An der Kundgebung des israelisches Bündnis für Demokratie beteiligten sich circa 400 bis 500 Personen. Hier waren Schilder zu sehen mit Aufschriften wie: „Kriminelle gehören in den Knast, nicht in die Regierung“ oder „Keinen Fußbreit den Faschisten! Keine Geschäfte mit rechtsextremen Regimen!“. Beteiligt hatte sich hier auch Chadasch, ein Bündnis linker Parteien aus Israel. Sie stachen besonders dadurch hervor, dass sie die Kritik an Netanjahus Politik in ihren Auswirkungen auf die israelische und palästinensische Bevölkerung kritisierten, mit Losungen wie: „Palestinian lifes matter“ oder: „The power united jewish und palestinian solidarity“.
Dem entgegen ließen die Veranstalter den Inhalt ihres Demokratieverständnisses schnell durchscheinen, als sie noch vor Beginn der Kundgebung zwei Jugendlichen mit der Polizei drohten und sie dazu aufforderten ihre palästinensische Flagge, die unerwünscht sei, einzupacken.

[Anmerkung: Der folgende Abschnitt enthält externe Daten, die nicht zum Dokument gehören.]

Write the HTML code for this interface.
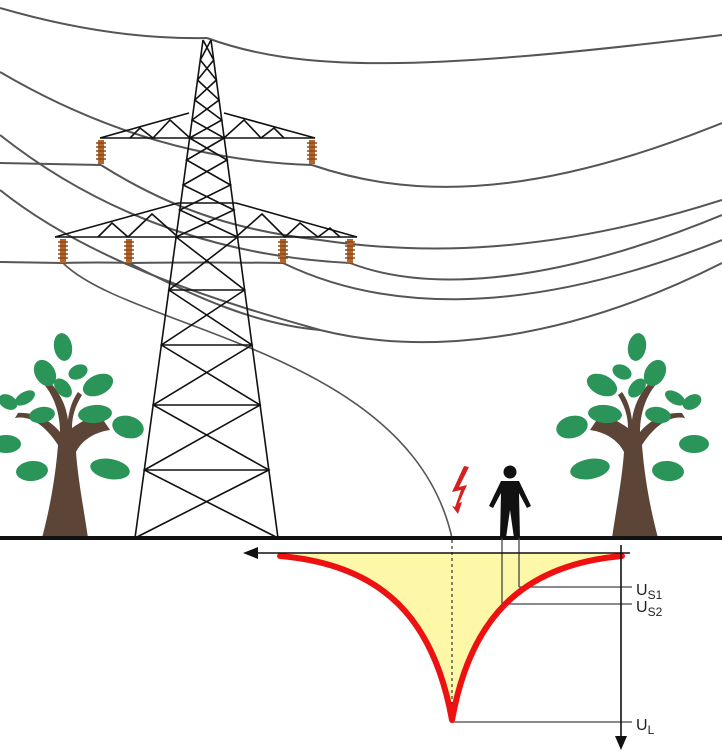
<!DOCTYPE html>
<html><head><meta charset="utf-8"><style>
html,body{margin:0;padding:0;background:#fff;width:722px;height:752px;overflow:hidden}
svg{display:block}
text{font-family:"Liberation Sans",sans-serif;fill:#222}
</style></head><body>
<svg width="722" height="752" viewBox="0 0 722 752" xmlns="http://www.w3.org/2000/svg">
<defs>
<g id="tree">
  <path d="M42,538 C52,500 56,470 58,445 C45,425 30,415 15,418 L18,413 C35,412 50,420 60,432 C60,415 55,395 40,380 L46,378 C60,392 66,405 68,420 C70,405 74,398 78,392 L82,395 C76,405 72,415 72,428 C80,422 90,418 98,412 L110,430 C95,432 82,440 76,452 C78,480 84,510 88,538 Z" fill="#5c4536"/>
  <g fill="#2a9459">
    <ellipse cx="63" cy="347" rx="9" ry="14" transform="rotate(-10 63 347)"/>
    <ellipse cx="45" cy="373" rx="10" ry="14" transform="rotate(-30 45 373)"/>
    <ellipse cx="78" cy="372" rx="10" ry="7" transform="rotate(-25 78 372)"/>
    <ellipse cx="98" cy="385" rx="16" ry="10" transform="rotate(-25 98 385)"/>
    <ellipse cx="63" cy="388" rx="7" ry="11" transform="rotate(-40 63 388)"/>
    <ellipse cx="8" cy="402" rx="10" ry="7" transform="rotate(30 8 402)"/>
    <ellipse cx="25" cy="398" rx="11" ry="6" transform="rotate(-30 25 398)"/>
    <ellipse cx="42" cy="415" rx="13" ry="8" transform="rotate(-10 42 415)"/>
    <ellipse cx="95" cy="414" rx="17" ry="9" transform="rotate(-5 95 414)"/>
    <ellipse cx="128" cy="427" rx="16" ry="11" transform="rotate(15 128 427)"/>
    <ellipse cx="6" cy="444" rx="15" ry="9"/>
    <ellipse cx="32" cy="471" rx="16" ry="10" transform="rotate(-5 32 471)"/>
    <ellipse cx="110" cy="469" rx="20" ry="10" transform="rotate(10 110 469)"/>
  </g>
</g>
<g id="ins"><rect x="-3" y="0" width="6" height="24" fill="#b5652a"/>
<path d="M-5,3h10M-5,7h10M-5,11h10M-5,15h10M-5,19h10" stroke="#8a4a1a" stroke-width="1.6"/></g>
</defs>

<g fill="none" stroke="#555" stroke-width="2">
  <path d="M0,8 Q110,40 207,38"/>
  <path d="M207,38 C300,72 420,72 722,35"/>
  <path d="M0,72 Q150,160 312,165"/>
  <path d="M312,165 C400,195 520,205 722,123"/>
  <path d="M0,163 L101,165"/>
  <path d="M101,165 C180,215 250,232 320,240 C420,255 550,255 722,200"/>
  <path d="M0,135 C120,230 250,258 350,263"/>
  <path d="M350,263 C420,290 540,290 722,215"/>
  <path d="M0,190 C100,270 250,310 320,330 C420,355 560,345 722,263"/>
  <path d="M129,263 C200,300 260,325 320,330"/>
  <path d="M0,262 L63,263 Q100,262 129,263 Q210,262 283,263"/>
  <path d="M283,263 C380,310 520,320 722,240"/>
  <path d="M63,263 C130,330 410,350 452,538" stroke-width="1.6"/>
</g>

<g stroke="#111" stroke-width="1.6" fill="none">
  <path d="M203,40 L135,538 M211,40 L278,538"/>
  <path d="M189.6,138 H315 M100,138 H189.6 M178,203 H236 M55,237 H357"/>
  <path d="M189,113 L100,138 M224,113 L315,138 M178,203 L55,237 M236,203 L357,237"/>
  <path d="M130,138 L140,128 L153,138 L170,120 L190,138 M224,138 L244,120 L261,138 L274,128 L284,138"/>
  <path d="M98,237 L112,223 L128,237 L152,214 L178,237 M236,237 L262,214 L285,237 L300,223 L318,237 L330,228 L340,237"/>
  <path d="M203,40 L213.7,60 L197.5,80 L219.1,100 L192.1,120 L224.2,138 L186.6,160 L230.5,185 L179.8,210 L237.5,237"/>
  <path d="M211,40 L200.3,60 L216.4,80 L194.8,100 L221.8,120 L189.6,138 L227.1,160 L183.2,185 L233.9,210 L176.1,237"/>
  <path d="M176.1,237 L244.6,290 L161.4,345 L260.1,405 L144.3,470 L278,538"/>
  <path d="M237.5,237 L168.9,290 L252,345 L153.2,405 L268.9,470 L135,538"/>
  <path d="M168.9,290 H244.6 M161.4,345 H252 M153.2,405 H260.1 M144.3,470 H268.9"/>
</g>
<use href="#ins" x="101" y="140"/><use href="#ins" x="312" y="140"/>
<use href="#ins" x="63" y="239"/><use href="#ins" x="129" y="239"/>
<use href="#ins" x="283" y="239"/><use href="#ins" x="350" y="239"/>

<use href="#tree"/>
<use href="#tree" transform="translate(700,0) scale(-1,1)"/>

<path d="M464,466 L452,492 L461,490 L455,507 L452,506 L458,514 L462,502 L459,503 L467,485 L459,487 L469,467 Z" fill="#d42020"/>

<g fill="#111">
  <circle cx="510" cy="472" r="6.5"/>
  <path d="M501,481 H519 L531,506 L527,508 L519,493 L520,538 L514,538 L510,510 L506,538 L500,538 L501,493 L493,508 L489,506 Z"/>
</g>

<rect x="0" y="536" width="722" height="4" fill="#111"/>

<path d="M280,553 H622 L622,556 C520,565 470,620 452,720 C434,620 384,565 280,556 Z" fill="#fdf8a8"/>
<line x1="452" y1="540" x2="452" y2="720" stroke="#333" stroke-width="1.2" stroke-dasharray="3,3"/>
<g stroke="#444" stroke-width="1.3">
  <line x1="502" y1="538" x2="502" y2="604"/>
  <line x1="519" y1="538" x2="519" y2="587"/>
  <line x1="519" y1="587" x2="632" y2="587"/>
  <line x1="502" y1="604" x2="632" y2="604"/>
  <line x1="452" y1="722" x2="632" y2="722"/>
</g>
<path d="M280,556 C384,565 434,620 452,720 C470,620 520,565 622,556" fill="none" stroke="#ee1111" stroke-width="6" stroke-linecap="round" stroke-linejoin="round"/>
<line x1="256" y1="553" x2="630" y2="553" stroke="#111" stroke-width="1.6"/>
<path d="M243,553 L258,547 L258,559 Z" fill="#111"/>
<line x1="621" y1="545" x2="621" y2="737" stroke="#111" stroke-width="1.6"/>
<path d="M621,750 L615,736 L627,736 Z" fill="#111"/>

<text x="636" y="595" font-size="16">U<tspan font-size="12" dy="4">S1</tspan></text>
<text x="636" y="612" font-size="16">U<tspan font-size="12" dy="4">S2</tspan></text>
<text x="636" y="730" font-size="16">U<tspan font-size="12" dy="4">L</tspan></text>
</svg>
</body></html>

Die MLPD unterstützt die Proteste gegen die Netanjahu-Regierung und ebenso gegen ihre Hofierung durch die Bundesregierung unter den Deckmantel des bürgerlichen Antifaschismus, wonach jeder Deutsche auf Grund der Schuld des Hitler-Faschismus solidarisch mit Israel sein müsse. Und das losgelöst von den Unterschieden zwischen der Regierung und der Bevölkerung. Die MLPD hat sich aber nicht aktiv an den Protesten beteiligt, da beide Kundgebungen sich nicht von der Teilnahme von islamistisch-fundamentalistischen bzw. faschistoiden Kräften distanzierten. So sagte unter anderem ein Vertreter des israelischen Bündnisses für Demokratie, dass der Kampf um Israels Demokratie eine Frage von Menschenrechten sei und nicht von rechten oder linken Ansichten. Die MLPD wendet sich gegen solche kleinbürgerlich-sozialchauvinistischen Theorien und sieht die Perspektive im gemeinsamen Kampf der palästinensischen und israelischen Arbeiterklasse und der breiten Massen im Kampf um Befreiung und um Sozialismus.